Stretchable strain vector sensor based on parallelly aligned vertical graphene.

The development of wearable strain sensors for human-machine interface has attracted considerable research interests. Most existing wearable strain sensors were incapable of simultaneously detecting strain amplitudes and directions and they failed to fully record stretching vectors that occurred on the body. Graphene and graphene-derived materials have been utilized to construct wearable strain sensors with excellent electrical sensitivities. While the growth techniques of planner graphene and vertical graphene (VG) have been established, the fabrication of VG aligned in parallel within a larger area has not been previously achieved. Here parallelly aligned VG (PAVG) in a large area were successfully fabricated and constructed as a wearable strain vector sensor. The PAVG was fabricated via inductively coupled plasma chemical vapor deposition (ICPCVD) assisted by metal inducers. The as-fabricated sensor was electrically anisotropic due to the profiles of the VG nanosheets aligning in parallel.

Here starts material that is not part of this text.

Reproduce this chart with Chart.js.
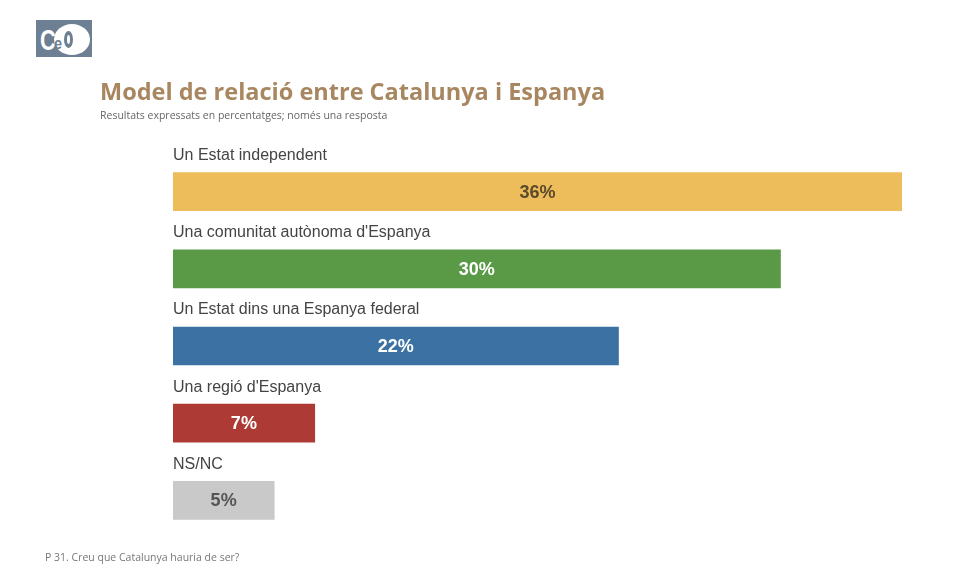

Therefore, the sensor could simultaneously and sensitively detect the direction and the amplitude of the strain vectors with excellent accuracy. Application of this strain vector sensor for human-sensor interface to identify the stretching directions and amplitudes of finger joints was also demonstrated. This work established the fabrication methodology of graphene with unique vertical and parallel-alignment morphology. This study introduced the new opportunity of developing wearable sensors that could fully detect multi-directional human actions.